It’s finally summer. The season for outdoor activities is finally upon us. We’ve recently been having quite the heatwave here in Ireland, with temperatures in the high 20s to low 30s. For all of you unfamiliar with Ireland, that’s quite unusual. We usually get rain. A lot of rain. Many of us aren’t prepared for hiking in such high heat and humidity, and it can be quite dangerous to hike when unprepared.
So how do you prepare for hiking in summer?
One of the most important things – heat or no heat – is to stay hydrated while hiking. Many people don’t drink enough while hiking in general, but it is absolutely vital during the hot summer months. Bring more water with you than is necessary, as you’ll discover that no amount of water is too much when hiking in the heat.
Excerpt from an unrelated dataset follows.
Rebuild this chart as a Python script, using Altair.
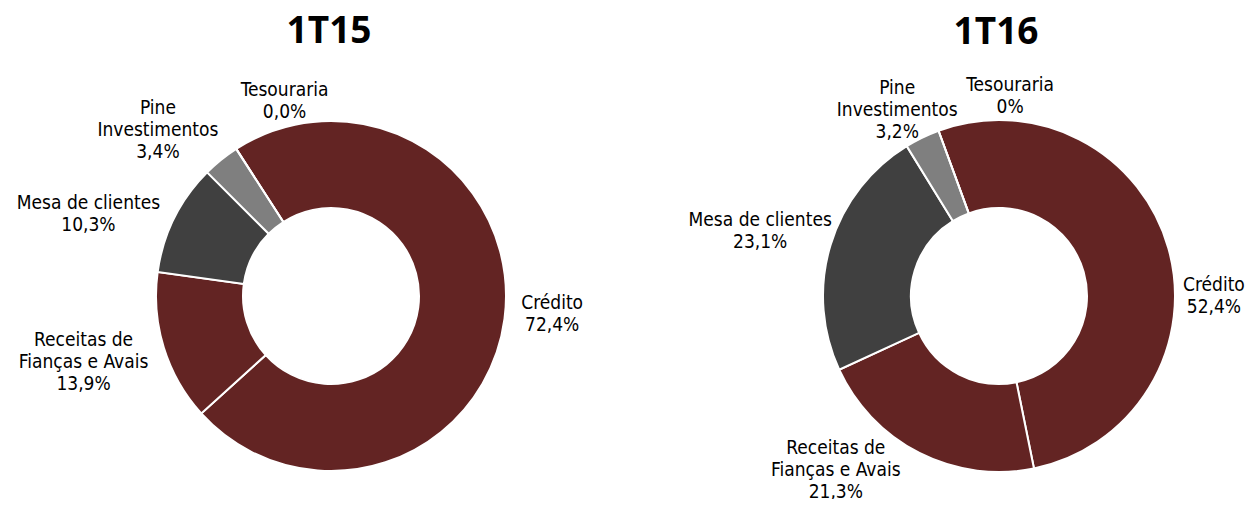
import math
import altair as alt
import pandas as pd

# ---- data ----
categories = ["Crédito", "Receitas de Fianças e Avais", "Mesa de clientes",
              "Pine Investimentos", "Tesouraria"]
label_names = ["Crédito", "Receitas de\nFianças e Avais", "Mesa de clientes",
               "Pine\nInvestimentos", "Tesouraria"]
periods = ["1T15", "1T16"]
values_1t15 = [72.4, 13.9, 10.3, 3.4, 0.0]
values_1t16 = [52.4, 21.3, 23.1, 3.2, 0.0]
pct_1t15 = ["72,4%", "13,9%", "10,3%", "3,4%", "0,0%"]
pct_1t16 = ["52,4%", "21,3%", "23,1%", "3,2%", "0%"]

# ---- styles / layout ----
colors = ["#632423", "#632423", "#404040", "#7f7f7f", "#ffffff"]
FONT = "DejaVu Sans Condensed, Liberation Sans, sans-serif"
TITLE_FONT = "Open Sans, Noto Sans, sans-serif"
W, H = 1240, 491
R_IN, R_LABEL = 88, 215
FS, LH = 19, 22

layout = {
    "1T15": dict(cx=323, cy=288, tx=321, ty=35, start=-32.8, r_out=175,
                 nudge={"Crédito": (8, -10), "Receitas de Fianças e Avais": (-42, 3),
                        "Mesa de clientes": (-50, 14), "Pine Investimentos": (-38, 1),
                        "Tesouraria": (70, -14)}),
    "1T16": dict(cx=991, cy=288, tx=988, ty=36, start=-20.1, r_out=176,
                 nudge={"Crédito": (8, 58), "Receitas de Fianças e Avais": (-66, -18),
                        "Mesa de clientes": (-33, -3), "Pine Investimentos": (-8, 7),
                        "Tesouraria": (85, 2)}),
}

color_scale = alt.Scale(domain=categories, range=colors)

layers = []
for period, vals, pcts in [(periods[0], values_1t15, pct_1t15),
                           (periods[1], values_1t16, pct_1t16)]:
    L = layout[period]
    df = pd.DataFrame({"category": categories, "name": label_names,
                       "value": vals, "pct": pcts, "order": list(range(len(categories)))})
    s = math.radians(L["start"])
    theta_scale = alt.Scale(domain=[0, 100], range=[s, s + 2 * math.pi])

    base = (alt.Chart(df)
            .transform_window(end="sum(value)", sort=[alt.SortField("order")], frame=[None, 0])
            .transform_calculate(start="datum.end - datum.value",
                                 mid="(datum.start + datum.end) / 2",
                                 label="datum.name + '\\n' + datum.pct"))

    arc = base.mark_arc(radius=L["r_out"], innerRadius=R_IN, stroke="white", strokeWidth=2).encode(
        theta=alt.Theta("start:Q", scale=theta_scale, stack=None),
        theta2="end:Q",
        color=alt.Color("category:N", scale=color_scale, legend=None),
        x=alt.value(L["cx"]), y=alt.value(L["cy"]),
    )
    layers.append(arc)

    for cat, name in zip(categories, label_names):
        dx, dy = L["nudge"][cat]
        n_lines = name.count("\n") + 2
        dy_block = dy - (n_lines - 1) * LH / 2  # centre the whole multi-line block
        txt = (base.transform_filter(alt.datum.category == cat)
               .mark_text(radius=R_LABEL, align="center", baseline="middle", lineBreak="\n",
                          font=FONT, fontSize=FS, lineHeight=LH, color="#000000",
                          dx=dx, dy=dy_block)
               .encode(theta=alt.Theta("mid:Q", scale=theta_scale, stack=None),
                       text="label:N",
                       x=alt.value(L["cx"]), y=alt.value(L["cy"])))
        layers.append(txt)

    title = (alt.Chart(pd.DataFrame({"period": [period]}))
             .mark_text(font=TITLE_FONT, fontSize=37, fontWeight="bold",
                        baseline="alphabetic", align="center", color="#000000")
             .encode(text="period:N", x=alt.value(L["tx"]), y=alt.value(L["ty"])))
    layers.append(title)

chart = (alt.layer(*layers)
         .resolve_scale(theta="independent")
         .properties(width=W, height=H, padding=0,
                     autosize=alt.AutoSizeParams(type="none"))
         .configure_view(stroke=None))

chart.save("out.html", embed_options={"renderer": "svg", "actions": False})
A hydration bladder is useful for quick and easy access. Failing that, some 2 litre bottles of water should do the trick. You may be tempted to drink from streams or rivers that you come across. Just bear in mind that this water may not be clean and require purifying before drinking.
Gear Up (or down)
Knowing the right gear for the situation is the mark of a good hiker, and it takes skill and practice to perfect. What works for someone else may not work for you, so get to know your own gear. When it’s hot, it’s not necessary to pack the same gear as you would for hiking in colder or wetter weather. Things that are vital for hiking in the heat may not come into play when hiking in cold weather. Make sure to pack sun protection in the form of suncream, a sun hat and sunglasses. Protection from the sun for your neck is also a good idea as the back of your neck can easily burn as the sun beats down.
You can also shed some weight in your backpack through minimising your spare rain gear, and substitute that weight for extra water.
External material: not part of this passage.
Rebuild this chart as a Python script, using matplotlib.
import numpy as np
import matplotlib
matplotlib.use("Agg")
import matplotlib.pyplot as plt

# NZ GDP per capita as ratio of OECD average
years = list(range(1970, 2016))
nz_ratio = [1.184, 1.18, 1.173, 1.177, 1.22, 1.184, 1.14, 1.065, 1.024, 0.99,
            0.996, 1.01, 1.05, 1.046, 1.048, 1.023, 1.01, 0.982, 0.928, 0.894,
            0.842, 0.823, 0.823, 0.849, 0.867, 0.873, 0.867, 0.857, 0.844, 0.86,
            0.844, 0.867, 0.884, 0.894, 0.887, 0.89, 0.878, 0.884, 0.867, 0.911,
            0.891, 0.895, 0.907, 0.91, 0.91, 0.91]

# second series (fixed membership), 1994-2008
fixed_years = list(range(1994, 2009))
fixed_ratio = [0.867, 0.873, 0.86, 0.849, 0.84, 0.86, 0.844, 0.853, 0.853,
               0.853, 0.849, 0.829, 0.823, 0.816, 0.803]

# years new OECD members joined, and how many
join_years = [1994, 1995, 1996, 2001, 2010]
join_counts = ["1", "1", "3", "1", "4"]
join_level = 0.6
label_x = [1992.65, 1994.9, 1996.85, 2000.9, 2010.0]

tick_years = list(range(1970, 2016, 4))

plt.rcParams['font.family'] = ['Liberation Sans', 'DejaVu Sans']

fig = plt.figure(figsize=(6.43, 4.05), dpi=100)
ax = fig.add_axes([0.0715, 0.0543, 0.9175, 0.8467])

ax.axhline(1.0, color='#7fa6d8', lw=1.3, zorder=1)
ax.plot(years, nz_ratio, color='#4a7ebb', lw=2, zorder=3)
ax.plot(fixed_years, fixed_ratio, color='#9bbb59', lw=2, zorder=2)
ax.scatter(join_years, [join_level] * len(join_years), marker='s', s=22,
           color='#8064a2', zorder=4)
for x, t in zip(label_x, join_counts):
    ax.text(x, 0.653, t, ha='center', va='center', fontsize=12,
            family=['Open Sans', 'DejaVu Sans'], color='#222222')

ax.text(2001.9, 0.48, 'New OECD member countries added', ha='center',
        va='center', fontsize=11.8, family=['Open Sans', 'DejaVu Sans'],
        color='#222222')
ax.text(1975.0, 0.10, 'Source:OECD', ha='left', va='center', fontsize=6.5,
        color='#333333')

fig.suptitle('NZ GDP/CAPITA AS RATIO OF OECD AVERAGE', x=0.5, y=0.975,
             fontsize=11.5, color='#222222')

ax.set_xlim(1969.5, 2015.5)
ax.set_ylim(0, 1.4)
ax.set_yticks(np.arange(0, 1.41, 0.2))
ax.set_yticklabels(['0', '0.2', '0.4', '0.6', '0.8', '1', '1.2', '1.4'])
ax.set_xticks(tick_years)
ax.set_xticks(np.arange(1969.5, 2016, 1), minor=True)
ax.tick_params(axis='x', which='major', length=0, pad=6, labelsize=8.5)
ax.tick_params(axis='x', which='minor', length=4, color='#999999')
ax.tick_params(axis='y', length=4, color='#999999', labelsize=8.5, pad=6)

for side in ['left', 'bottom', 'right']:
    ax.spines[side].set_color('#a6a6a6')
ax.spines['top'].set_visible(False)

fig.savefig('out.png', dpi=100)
You may be the type of person who loves to power on while hiking. Just keep walking, no matter what – that’s your motto. When hiking in the heat, it’s a good idea to take frequent breaks in shade to drink some water and break up the sun’s rays that are pounding down on you. Sun stroke, heat stroke and hyperthermia (elevated body temperature, the opposite of hypothermia) are very real risks when hiking in the summer.
Don’t get sunburnt!
Even on cold, windy or cloudy days, it’s easy to get sunburnt. Sunburn comes from the sun’s rays, not its heat. The harshest rays are generally between 12p.m. And 4p.m. – you could plan your hike to avoid hiking during the worst rays.
Sun can reflect off objects, such as the limestone rocks which litter The Burren, and bounce back to burn you. You’re effectively being burned from all angles!
Appropriate protection includes sun cream, a sun hat and sun glasses. Black attracts heat, so wearing white is a good strategy to reflect the heat away. Loose fitting and breathable clothing is also a great option as it allows you to cover your skin but still be cool and breathing.